IBM Faculty Parnership Awards 2002, 2004

ACM Distinguished Service Award, 2004

Lardner Prize, Canadian Operational Research Society, 2011


Milestones in Computer Science, Electrical Engineering, and Operations Research



  • Coffman was in the set of 100 ACM members chosen to inaugurate the Fellow grade of ACM.
  • He also inaugurated the SIGMETRICS achievement award, as its first winner.
  • With Peter Denning, Coffman co-founded the Symposium on Operating System Principles.
  • Coffman was a co-founder of ACM's SIGMETRICS.
  • He also co-founded the IFIP Working Group 7.3 on Computer Performance Analysis.

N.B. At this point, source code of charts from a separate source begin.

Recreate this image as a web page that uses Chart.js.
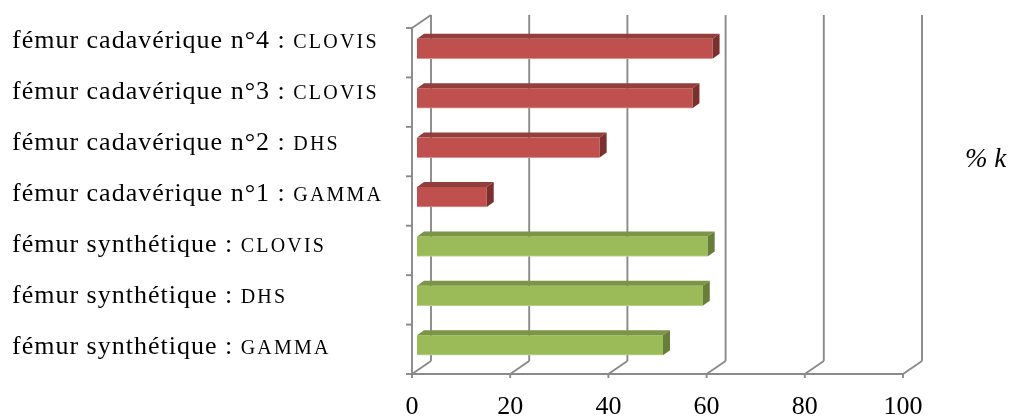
<!DOCTYPE html>
<html>
<head>
<meta charset="utf-8">
<script src="https://cdn.jsdelivr.net/npm/chart.js@4/dist/chart.umd.min.js"></script>
<style>
  html, body { margin: 0; padding: 0; background: #fff; }
</style>
</head>
<body>
<canvas id="myChart" width="1013" height="416"></canvas>
<script>
// data (top to bottom)
var labels = ['fémur cadavérique n°4 : ', 'fémur cadavérique n°3 : ', 'fémur cadavérique n°2 : ',
              'fémur cadavérique n°1 : ', 'fémur synthétique : ', 'fémur synthétique : ', 'fémur synthétique : '];
var implants = ['CLOVIS', 'CLOVIS', 'DHS', 'GAMMA', 'CLOVIS', 'DHS', 'GAMMA'];
var values = [60.2, 56.1, 37.2, 14.2, 59.2, 58.2, 50.1];
var groups = ['cad', 'cad', 'cad', 'cad', 'syn', 'syn', 'syn'];
var xTicks = [0, 20, 40, 60, 80, 100];
var axisTitle = '% k';

var faces = {
  cad: { front: '#C0504D', top: '#933E3B', side: '#7C302E', edge: '#D99290' },
  syn: { front: '#9BBB59', top: '#7A9545', side: '#667E38', edge: '#C3D69B' }
};
var wall = { dx: 19, dy: -13 };      // depth of the back wall
var barShift = { dx: 5, dy: -4 };    // bars sit a bit into the depth
var barDepth = { dx: 7, dy: -5 };
var gridColor = '#8a8a8a';
var serif = '"Liberation Serif", "Times New Roman", serif';

var fullLabels = labels.map(function (l, i) { return l + implants[i]; });

function line(ctx, x1, y1, x2, y2) {
  ctx.beginPath();
  ctx.moveTo(x1, y1);
  ctx.lineTo(x2, y2);
  ctx.stroke();
}

var frame3d = {
  id: 'frame3d',
  beforeDatasetsDraw: function (chart) {
    var ctx = chart.ctx, xs = chart.scales.x;
    var top = chart.chartArea.top, bottom = chart.chartArea.bottom;
    var x0 = xs.getPixelForValue(xTicks[0]);
    var x1 = xs.getPixelForValue(xTicks[xTicks.length - 1]);
    ctx.save();
    ctx.strokeStyle = gridColor;
    ctx.lineWidth = 1.9;
    // back wall verticals + floor slants + ticks
    xTicks.forEach(function (v) {
      var px = xs.getPixelForValue(v);
      line(ctx, px + wall.dx, top + wall.dy, px + wall.dx, bottom + wall.dy);
      line(ctx, px, bottom, px + wall.dx, bottom + wall.dy);
      line(ctx, px, bottom, px, bottom + 4);
    });
    // front axes
    line(ctx, x0, bottom, x1, bottom);
    line(ctx, x0, top, x0, bottom);
    line(ctx, x0, top, x0 + wall.dx, top + wall.dy);
    // category ticks on the left wall
    var band = (bottom - top) / labels.length;
    for (var i = 0; i <= labels.length; i++) {
      line(ctx, x0 - 6, top + i * band, x0, top + i * band);
    }
    ctx.restore();
    ctx.save();
    ctx.translate(barShift.dx, barShift.dy);
  },
  afterDatasetsDraw: function (chart) {
    var ctx = chart.ctx;
    var meta = chart.getDatasetMeta(0);
    meta.data.forEach(function (bar, i) {
      var p = bar.getProps(['x', 'y', 'base', 'height'], true);
      var f = faces[groups[i]];
      var yt = p.y - p.height / 2, yb = p.y + p.height / 2;
      ctx.fillStyle = f.top;
      ctx.beginPath();
      ctx.moveTo(p.base, yt);
      ctx.lineTo(p.x, yt);
      ctx.lineTo(p.x + barDepth.dx, yt + barDepth.dy);
      ctx.lineTo(p.base + barDepth.dx, yt + barDepth.dy);
      ctx.closePath();
      ctx.fill();
      ctx.fillStyle = f.side;
      ctx.beginPath();
      ctx.moveTo(p.x, yt);
      ctx.lineTo(p.x + barDepth.dx, yt + barDepth.dy);
      ctx.lineTo(p.x + barDepth.dx, yb + barDepth.dy);
      ctx.lineTo(p.x, yb);
      ctx.closePath();
      ctx.fill();
    });
    ctx.restore();
  },
  afterDraw: function (chart) {
    var ctx = chart.ctx, ys = chart.scales.y;
    ctx.save();
    ctx.fillStyle = '#000';
    ctx.textAlign = 'left';
    ctx.textBaseline = 'alphabetic';
    labels.forEach(function (l, i) {
      // labels run on a slightly wider pitch than the bands
      var baseY = ys.getPixelForValue(i) - 5 + 1.6 * i;
      ctx.font = '26px ' + serif;
      ctx.letterSpacing = '1px';
      ctx.fillText(l, 12, baseY);
      var w = ctx.measureText(l).width;
      ctx.font = '20px ' + serif;
      ctx.letterSpacing = '2.2px';
      ctx.fillText(implants[i], 12 + w, baseY);
    });
    ctx.letterSpacing = '0px';
    ctx.font = 'italic 27px ' + serif;
    ctx.fillText(axisTitle, 965, 167);
    ctx.restore();
  }
};

var ctx = document.getElementById('myChart');
new Chart(ctx, {
  type: 'bar',
  data: {
    labels: fullLabels,
    datasets: [{
      data: values,
      backgroundColor: groups.map(function (g) { return faces[g].front; }),
      borderColor: groups.map(function (g) { return faces[g].edge; }),
      borderWidth: { top: 0, right: 0, left: 0, bottom: 1 },
      borderSkipped: false,
      barThickness: 20
    }]
  },
  options: {
    indexAxis: 'y',
    responsive: false,
    animation: false,
    devicePixelRatio: 1,
    layout: { padding: { left: 412, right: 110, top: 28, bottom: 0 } },
    plugins: { legend: { display: false }, tooltip: { enabled: false } },
    scales: {
      x: {
        min: 0,
        max: 100,
        afterBuildTicks: function (s) { s.ticks = xTicks.map(function (v) { return { value: v }; }); },
        afterFit: function (s) { s.height = 42; },
        grid: { display: false },
        border: { display: false },
        ticks: { color: '#000', padding: 12, maxRotation: 0, font: { family: serif, size: 26, lineHeight: 1 } }
      },
      y: { display: false }
    }
  },
  plugins: [frame3d]
});
</script>
</body>
</html>
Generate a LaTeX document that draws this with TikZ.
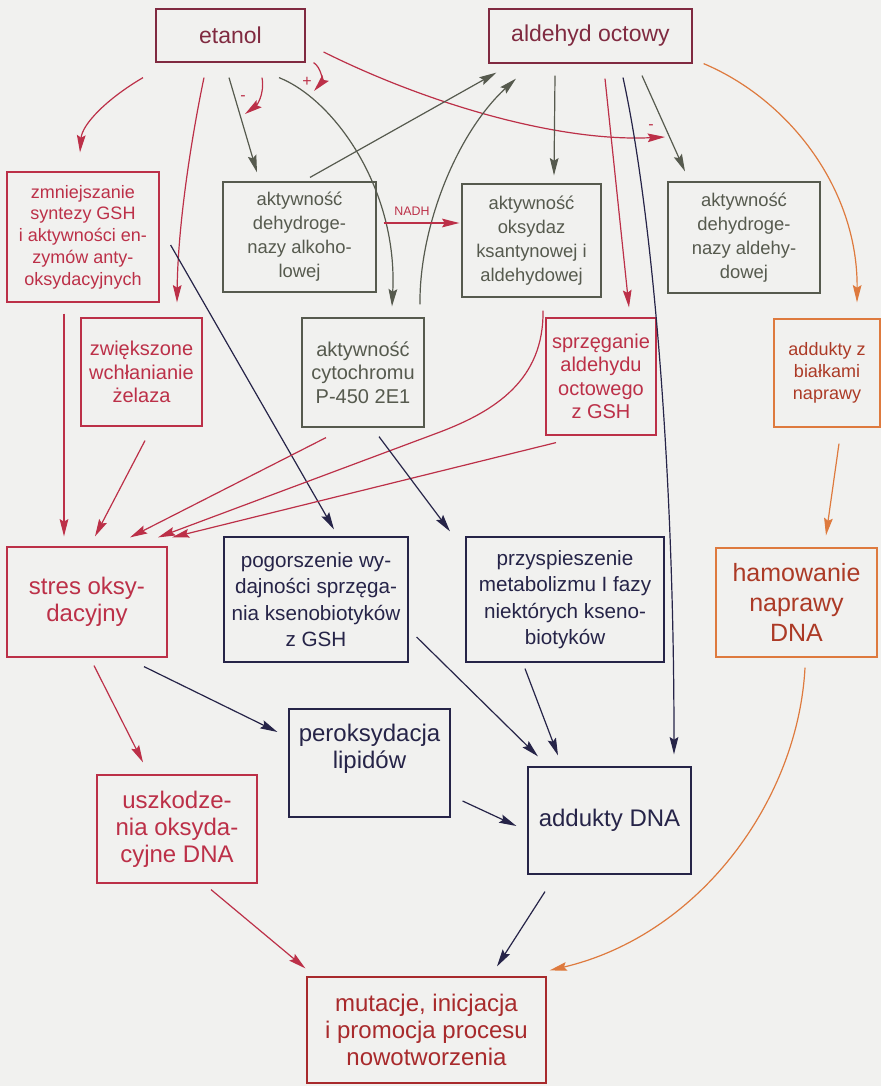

Development of Operating Systems and Computer Networks

  • Time Sharing: While researchers at MIT were completing the CTSS time-sharing system, Coffman participated in the team of 5 researchers that built the initial version of the SDC/ARPA time-sharing system. The two systems were fully operational at roughly the same time in 1963. The RESEARCH section has more detail, e.g., the DIAL command in the SDC/ARPA system was the forerunner of modern email.
  • Networking: Coffman, via the SDC/ARPA system, contributed to the origins of modern computer networking, in that the SDC/ARPA system was but a part of the first experimental system offering on-line user access to any computer within a network of (geographically remote) time-shared computers.

Basic Research

  • Performance Evaluation: Coffman was responsible for pioneering research in the '60s on the methodology of computer performance evaluation, e.g., the first rigorous analysis of the M/M/1/PS (processor-sharing) queue was conducted with R. Muntz and H. Trotter. In 1973, the work in this field was collected in the first of many books on Computer Performance Evaluation. It was entitled ``Operating System Theory" and was co-authored by P. Denning.
  • Scheduling Theory: Coffman shared in the origins of modern combinatorial scheduling theory in the late '60s: The Coffman-Graham and Muntz-Coffman algorithms remain central to the foundations of the field. Coffman assembled an advanced text on scheduling and bin-packing theory entitled Computer and Job-Shop Scheduling Theory (1975).
  • Data Structures and Algorithms: The analysis of digital search trees was an active research topic for many years. (See Knuth Vol. 3.) Coffman introduced these data structures and, with J. Eve, provided a first analysis.
  • Achievable Region Theory: A substantial literature built up, especially amongst the stochastic optimization community, on the ``achievable-region" problems of queueing theory (e.g., synthesizing, for a given traffic load, a queueing discipline that meets pre-specified, expected waiting times conditioned on required service times); this field started with Coffman's work in the early '70s, first with J. Michel and then with I. Mitrani.
  • Two-Dimensional Packing: Mathematical models of two-dimensional packing problems leading to asymptotic performance bounds were first formulated by Coffman, with the early papers co-authored variously by B. Baker, M. Garey, E. Gilbert, D. S. Johnson, R. Rivest, and R. Tarjan.
  • Moving-Server Problems: In work growing out of his interests in computer disk systems, and in collaboration with R. Calderbank and L. Flatto, Coffman formulated moving-server problems that were soon to be called 2-server problems. The stochastic analysis of these models led up to the later, substantial literature on the competitive analysis of k-server problems.
  • Dynamic Resource Allocation Coffman and F. T. Leighton devised and analyzed rigorously the first (and perhaps only) provably efficient algorithm for dynamic storage allocation. (See Knuth, Vol. 3.)
  • Probabilistic Analysis of Algorithms:
    • The origins of the research into the ``typical" (average-case) behavior of classical multiprocessor scheduling algorithms appeared in the work of Coffman in the late 70's, in collaboration with G. Frederickson and G. Lueker.
    • A little later, Coffman, G. Frederickson, and A. Yao independently did the groundbreaking average-case analysis of classical bin packing algorithms.
    • Coffman's work on the average-case analysis of partitioning problems culminated in a book co-authored by G. Lueker on the probabilistic analysis of packing and partitioning problems (1991). (This book was a Lanchester-prize nomination.)